Hi All, we switched hosting from GitHub pages to Netlify a few weeks ago I have noticed that in the immediate minute or so after a fresh deployment, our website is pretty much non-responsive.
We are using Netlify in order to make the most of Edge Functions, and it seems, if I deploy a site with Edge Functions in, then this seems to cause the problem?
Yesterday, I tried adding Algolia Search, which triggers a web crawler to visit the site once the build has finished. It’s running at about 50% success rate, with the other 50% hitting 502/503 errors when trying to visit our site and mentions of the edge functions not being available in the Crawlers logs.
Any advice on what we could be doing to cause this would be most appreciated. The Edge functions currently just define functions that we plan to use for A/B Testing, none of that is actually being used at the moment front-end.
Naturally we don’t want visitors hitting downtime on our website, and the crawler hitting 502’s is causing problems as it then means we have to trigger another Netlify build manually until it succeeds.
https://flowforge.com
source available here too: GitHub - flowforge/website: The FlowForge Website
this is our specific edge function, only have the one: website/eleventy-edge.js at main · flowforge/website · GitHub
I also created a GitHub issue for it and attached a video so you can see the problem in action: Edge Function Failure on Deploy to Netlify · Issue #623 · flowforge/website · GitHub
In this case it even explicitly errored with regards to the Edge Function. Netlify then seems to restart, and after that, it works great.
Thanks,
Joe
Hi @joepavitt,
Thanks for sharing those details. I do see quite a few failures for that site. The errors seem mixed to me, and have filed this for the devs to check and pinpoint the exact issue.
We’ll follow-up as we have more info.
Thanks @hrishikesh - any insight into the failures I can see for myself, or are those issues displayed on Netlify-internal logs only?
If you’re looking at our general build/deploy logs, we did have some regular failures a few weeks ago due to a missing folder dependency “docs”, which we’ve since resolved.
Hi @hrishikesh we had a downtime report of 1hr 37m for our website last night, it started at 21:54 UK time, and was reporting a 502 Bad Gateway, with the Edge Function error I mentioned previously.
I can also see:
Apr 13, 11:24:08 PM: error An edge function failed to initialize due to an internal error. Please reach out to Netlify support.
repeated every 30 seconds or so for the duration of this incident in our Edge Functions logs.
There were no new deployments/builds that triggered any change, this appears to be a random occurrence? The site then came up again at 23:31.
I will be removing the Edge Functions definition from our netlify.toml
- as we aren’t using them due to the instability, but it seems even just defining them causes problems.
Any updates on this would be most appreciated.
Thanks
While the root cause of the issues is still to be determined by the devs, our team noticed that you were relying on using File System in Edge Functions. This is soon not going to be supported and thus, your Edge Functions would break. It’s advisable to start migrating your Edge Functions from relying on File System.
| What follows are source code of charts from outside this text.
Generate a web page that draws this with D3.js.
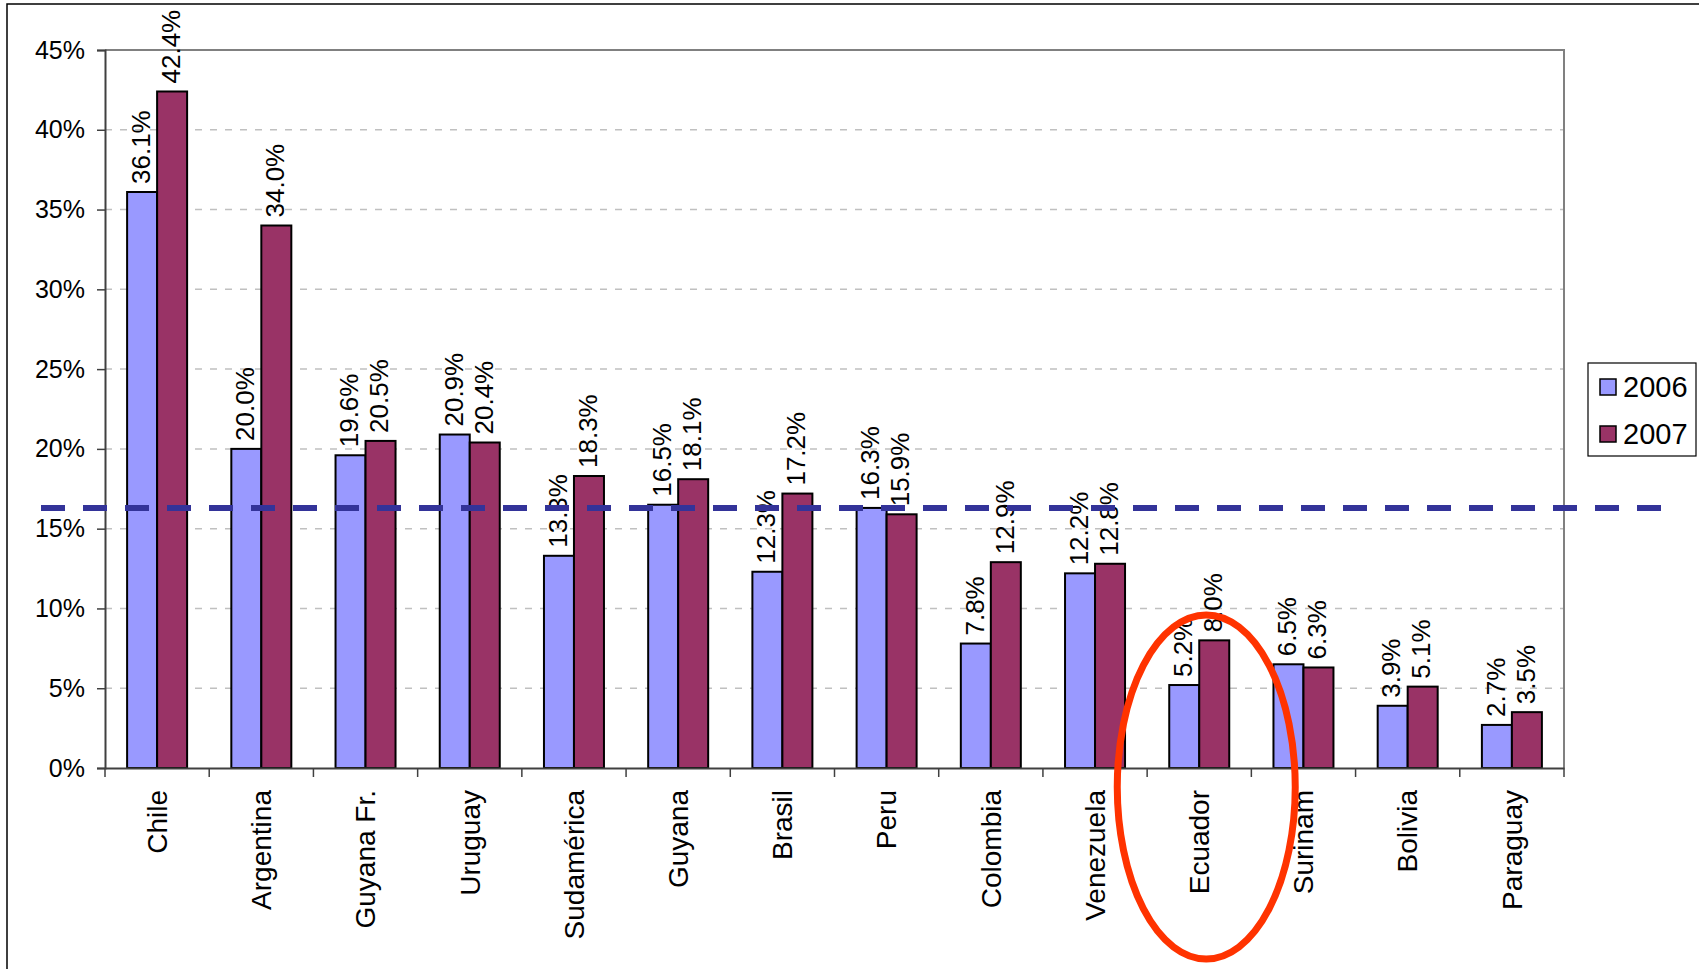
<!doctype html>
<html>
  <head>
    <meta charset="utf-8">
    <script src="https://cdn.jsdelivr.net/npm/d3@7/dist/d3.min.js"></script>
    <style>
    body { margin: 0; background: #fff; }
    svg { display: block; font-family: "Liberation Sans", Arial, sans-serif; }
    .grid line { stroke: #c0c0c0; stroke-width: 1.5; stroke-dasharray: 7,8; }
    .bar { stroke: #000; stroke-width: 2; }
    </style>
  </head>
  <body>
    <svg width="1699" height="969"></svg>
    <script>
      // datos
      var paises = ["Chile", "Argentina", "Guyana Fr.", "Uruguay", "Sudamérica", "Guyana",
        "Brasil", "Peru", "Colombia", "Venezuela", "Ecuador", "Surinam", "Bolivia", "Paraguay"];
      var anios = ["2006", "2007"];
      var v2006 = [36.1, 20.0, 19.6, 20.9, 13.3, 16.5, 12.3, 16.3, 7.8, 12.2, 5.2, 6.5, 3.9, 2.7];
      var v2007 = [42.4, 34.0, 20.5, 20.4, 18.3, 18.1, 17.2, 15.9, 12.9, 12.8, 8.0, 6.3, 5.1, 3.5];
      var yTicks = [0, 5, 10, 15, 20, 25, 30, 35, 40, 45];
      var promedio = 16.3;
      var destacado = "Ecuador";

      var colores = d3.scaleOrdinal().domain(anios).range(["#9999FF", "#993366"]);

      var svg = d3.select("svg");
      var pLeft = 105, pTop = 50, pRight = 1564, pBottom = 768;

      var x = d3.scaleBand().domain(paises).range([pLeft, pRight]);
      var x1 = d3.scaleBand().domain(anios).range([x.bandwidth() / 2 - 30, x.bandwidth() / 2 + 30]);
      var y = d3.scaleLinear().domain([0, 45]).range([pBottom, pTop]);

      // marco exterior
      svg.append("rect")
        .attr("x", 7).attr("y", 4)
        .attr("width", 1720).attr("height", 1000)
        .attr("fill", "none").attr("stroke", "#000").attr("stroke-width", 1.5);

      // grilla
      svg.append("g").attr("class", "grid")
        .selectAll("line")
        .data(yTicks.filter(d => d > 0 && d < 45))
        .enter().append("line")
          .attr("x1", pLeft).attr("x2", pRight)
          .attr("y1", d => y(d)).attr("y2", d => y(d));

      // borde del area de grafico
      svg.append("path")
        .attr("d", `M${pLeft},${pTop}H${pRight}V${pBottom}`)
        .attr("fill", "none").attr("stroke", "#808080").attr("stroke-width", 2);

      // barras
      var data = paises.map((p, i) => ({ pais: p, valores: [v2006[i], v2007[i]] }));
      var grupos = svg.selectAll("g.pais")
        .data(data)
        .enter().append("g")
          .attr("class", "pais")
          .attr("transform", d => `translate(${x(d.pais)},0)`);

      grupos.selectAll("rect")
        .data(d => d.valores.map((v, j) => ({ anio: anios[j], v: v })))
        .enter().append("rect")
          .attr("class", "bar")
          .attr("x", d => x1(d.anio))
          .attr("width", x1.bandwidth())
          .attr("y", d => y(d.v))
          .attr("height", d => pBottom - y(d.v))
          .attr("fill", d => colores(d.anio));

      grupos.selectAll("text.valor")
        .data(d => d.valores.map((v, j) => ({ anio: anios[j], v: v })))
        .enter().append("text")
          .attr("class", "valor")
          .attr("transform", d => `translate(${x1(d.anio) + x1.bandwidth() / 2},${y(d.v) - 8}) rotate(-90)`)
          .attr("dy", "0.3em")
          .style("font-size", "26px")
          .text(d => d.v.toFixed(1) + "%");

      // eje Y
      var yAxis = svg.append("g")
        .attr("transform", `translate(${pLeft},0)`)
        .call(d3.axisLeft(y).tickValues(yTicks).tickFormat(d => d + "%").tickSize(8).tickPadding(12));
      yAxis.select(".domain").attr("stroke", "#404040").attr("stroke-width", 2);
      yAxis.selectAll(".tick line").attr("stroke", "#404040").attr("stroke-width", 1.5);
      yAxis.selectAll("text").style("font-size", "25px").style("font-family", "Liberation Sans, Arial, sans-serif").attr("fill", "#000");

      // eje X
      var xAxis = svg.append("g")
        .attr("transform", `translate(0,${pBottom})`)
        .call(d3.axisBottom(x).tickSize(0).tickFormat(""));
      xAxis.select(".domain").attr("stroke", "#404040").attr("stroke-width", 2);

      svg.append("g").selectAll("line")
        .data(paises.concat([null]))
        .enter().append("line")
          .attr("x1", (d, i) => pLeft + i * x.bandwidth())
          .attr("x2", (d, i) => pLeft + i * x.bandwidth())
          .attr("y1", pBottom).attr("y2", pBottom + 9)
          .attr("stroke", "#404040").attr("stroke-width", 1.5);

      svg.append("g").selectAll("text")
        .data(paises)
        .enter().append("text")
          .attr("transform", d => `translate(${x(d) + x.bandwidth() / 2},${pBottom + 22}) rotate(-90)`)
          .attr("text-anchor", "end")
          .attr("dy", "0.35em")
          .style("font-size", "28px")
          .text(d => d);

      // linea de promedio
      svg.append("line")
        .attr("x1", 41).attr("x2", 1661)
        .attr("y1", y(promedio)).attr("y2", y(promedio))
        .attr("stroke", "#333399").attr("stroke-width", 6)
        .attr("stroke-dasharray", "24,18");

      // leyenda
      var leg = svg.append("g").attr("transform", "translate(1588,363)");
      leg.append("rect")
        .attr("width", 108).attr("height", 93)
        .attr("fill", "#fff").attr("stroke", "#000").attr("stroke-width", 1.2);
      var items = leg.selectAll("g.item")
        .data(anios)
        .enter().append("g")
          .attr("transform", (d, i) => `translate(12,${16 + i * 47})`);
      items.append("rect")
        .attr("width", 16).attr("height", 16)
        .attr("fill", d => colores(d))
        .attr("stroke", "#000").attr("stroke-width", 1.5);
      items.append("text")
        .attr("x", 23).attr("y", 18)
        .style("font-size", "29px")
        .text(d => d);

      // elipse de Ecuador
      svg.append("ellipse")
        .attr("cx", x(destacado) + x.bandwidth() / 2 + 7)
        .attr("cy", 787)
        .attr("rx", 89).attr("ry", 172)
        .attr("fill", "none")
        .attr("stroke", "#FF3300").attr("stroke-width", 7);
    </script>
  </body>
</html>
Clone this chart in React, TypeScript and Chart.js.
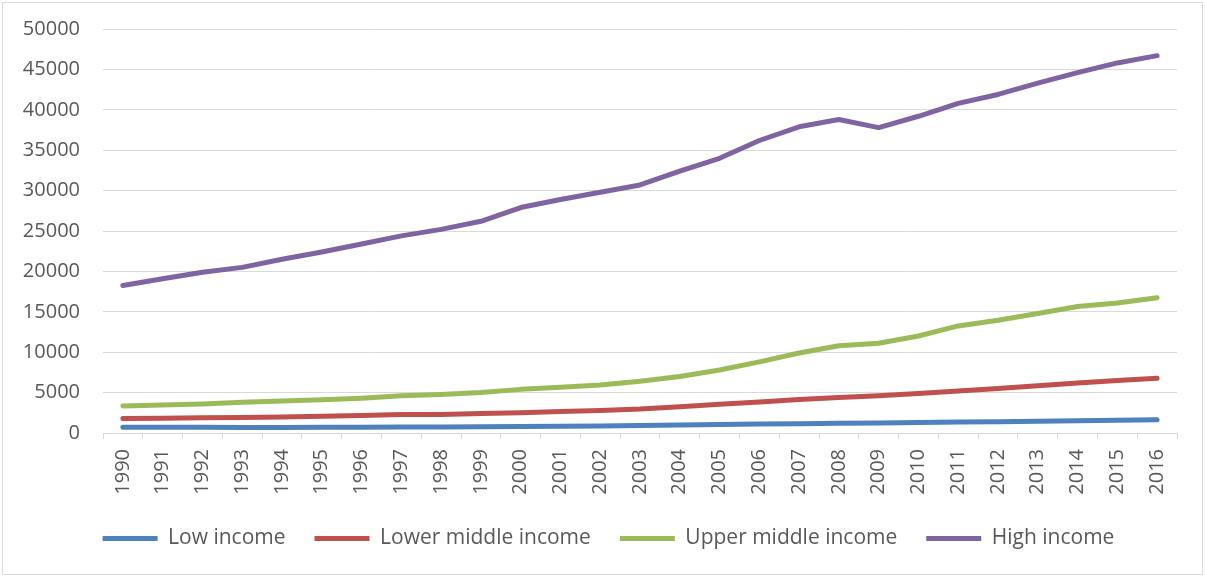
import React, { useEffect, useRef } from "react";
import { Chart, registerables } from "chart.js";

Chart.register(...registerables);

const years = [
  "1990","1991","1992","1993","1994","1995","1996","1997","1998","1999",
  "2000","2001","2002","2003","2004","2005","2006","2007","2008","2009",
  "2010","2011","2012","2013","2014","2015","2016",
];

const lowIncome = [
  720, 710, 700, 690, 690, 700, 720, 740, 750, 760,
  790, 820, 860, 920, 980, 1040, 1100, 1160, 1210, 1240,
  1300, 1350, 1400, 1460, 1520, 1580, 1640,
];

const lowerMiddleIncome = [
  1780, 1830, 1880, 1930, 1990, 2080, 2180, 2280, 2300, 2400,
  2520, 2660, 2780, 2960, 3250, 3550, 3850, 4150, 4400, 4600,
  4900, 5200, 5500, 5850, 6200, 6500, 6780,
];

const upperMiddleIncome = [
  3350, 3480, 3600, 3800, 3950, 4100, 4300, 4600, 4750, 5000,
  5400, 5650, 5950, 6400, 7000, 7800, 8800, 9900, 10800, 11100,
  12000, 13250, 13950, 14800, 15650, 16100, 16750,
];

const highIncome = [
  18250, 19100, 19900, 20500, 21500, 22400, 23400, 24400, 25200, 26200,
  27900, 28900, 29800, 30700, 32400, 34000, 36200, 37900, 38800, 37800,
  39200, 40800, 41900, 43300, 44600, 45800, 46700,
];

const seriesNames = ["Low income", "Lower middle income", "Upper middle income", "High income"];
const seriesColors = ["#4F81BD", "#C0504D", "#9BBB59", "#8064A2"];

const FONT = "'Open Sans', 'Noto Sans', sans-serif";
const TEXT = "#595959";
const GRID = "#d9d9d9";
const SHIFT = 6;
const CANVAS_H = 576 + SHIFT;

const borderPlugin = {
  id: "outerBorder",
  beforeDraw(chart: any) {
    const ctx = chart.ctx;
    ctx.save();
    ctx.fillStyle = "#ffffff";
    ctx.fillRect(0, 0, chart.width, chart.height);
    ctx.strokeStyle = GRID;
    ctx.lineWidth = 1;
    ctx.strokeRect(2.5, 2.5 + SHIFT, chart.width - 5, 572);
    ctx.restore();
  },
  afterLayout(chart: any) {
    const lg = chart.legend;
    if (lg) {
      lg.left += 10;
      lg.right += 10;
    }
  },
};

export default function App() {
  const ref = useRef<HTMLCanvasElement | null>(null);

  useEffect(() => {
    document.body.style.margin = "0";
    document.body.style.overflow = "hidden";
    const canvas = ref.current;
    if (!canvas) return;
    const allData = [lowIncome, lowerMiddleIncome, upperMiddleIncome, highIncome];
    const chart = new Chart(canvas, {
      type: "line",
      data: {
        labels: years,
        datasets: allData.map((d, i) => ({
          label: seriesNames[i],
          data: d,
          borderColor: seriesColors[i],
          backgroundColor: seriesColors[i],
          borderWidth: 5,
          borderCapStyle: "round" as const,
          borderJoinStyle: "round" as const,
          pointRadius: 0,
          pointHoverRadius: 0,
          tension: 0,
          fill: false,
        })),
      },
      options: {
        animation: false,
        responsive: false,
        maintainAspectRatio: false,
        layout: { padding: { left: 20, right: 28, top: 10, bottom: 17 } },
        plugins: {
          tooltip: { enabled: false },
          legend: {
            position: "bottom",
            labels: {
              usePointStyle: true,
              pointStyle: "line",
              pointStyleWidth: 55,
              boxHeight: 21,
              padding: 29,
              color: TEXT,
              font: { family: FONT, size: 21 },
            },
          },
        },
        scales: {
          x: {
            offset: true,
            grid: {
              offset: true,
              drawOnChartArea: false,
              drawTicks: true,
              tickLength: 6,
              color: GRID,
            },
            border: { display: true, color: GRID },
            ticks: {
              color: TEXT,
              font: { family: FONT, size: 20 },
              minRotation: 90,
              maxRotation: 90,
              autoSkip: false,
              padding: 10,
            },
            afterFit: (scale: any) => {
              scale.height = 66;
            },
          },
          y: {
            min: 0,
            max: 50000,
            grid: { color: GRID, drawTicks: false },
            border: { display: false },
            ticks: {
              stepSize: 5000,
              color: TEXT,
              padding: 23,
              font: { family: FONT, size: 20 },
              callback: (v: any) => String(v),
            },
            afterFit: (scale: any) => {
              scale.width = 83;
            },
          },
        },
      },
      plugins: [borderPlugin],
    });
    return () => chart.destroy();
  }, []);

  return (
    <div style={{ width: 1205, height: 576, overflow: "hidden", position: "relative" }}>
      <canvas
        ref={ref}
        width={1205}
        height={CANVAS_H}
        style={{ display: "block", position: "absolute", left: 0, top: -SHIFT, width: 1205, height: CANVAS_H }}
      />
    </div>
  );
}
Thanks @hrishikesh - although not sure I understand where in our Edge Function we are accessing File System? Are you referring to the first import line? Unfortunately, that’s pre-determined by our use of Eleventy, so I will raise that with the Eleventy development team.
Oh sorry, it was about this line: website/eleventy-edge.js at main · flowforge/website · GitHub which is already marked as it will throw an error in prod. Using CLI v14.x, this should probably not be needed now.
Thanks for sharing those details. I do see quite a few failures for that site. The errors seem mixed to me, and have filed this for the devs to check and pinpoint the exact issue.
@hrishikesh any updates on the original issue here at all please? We’ve now been over 2 weeks without being able to use edge functions.
Hey @joepavitt,
The engineers have confirmed that it was indeed the filesystem access that was breaking this and have deployed a fix. The fix should be spread across the entire network by the end of the week.
Thanks @hrishikesh even though it was in the try/catch
too?
try
…catch
will catch user errors, not system errors. Using filesystem is not a user error, thus it wasn’t caught.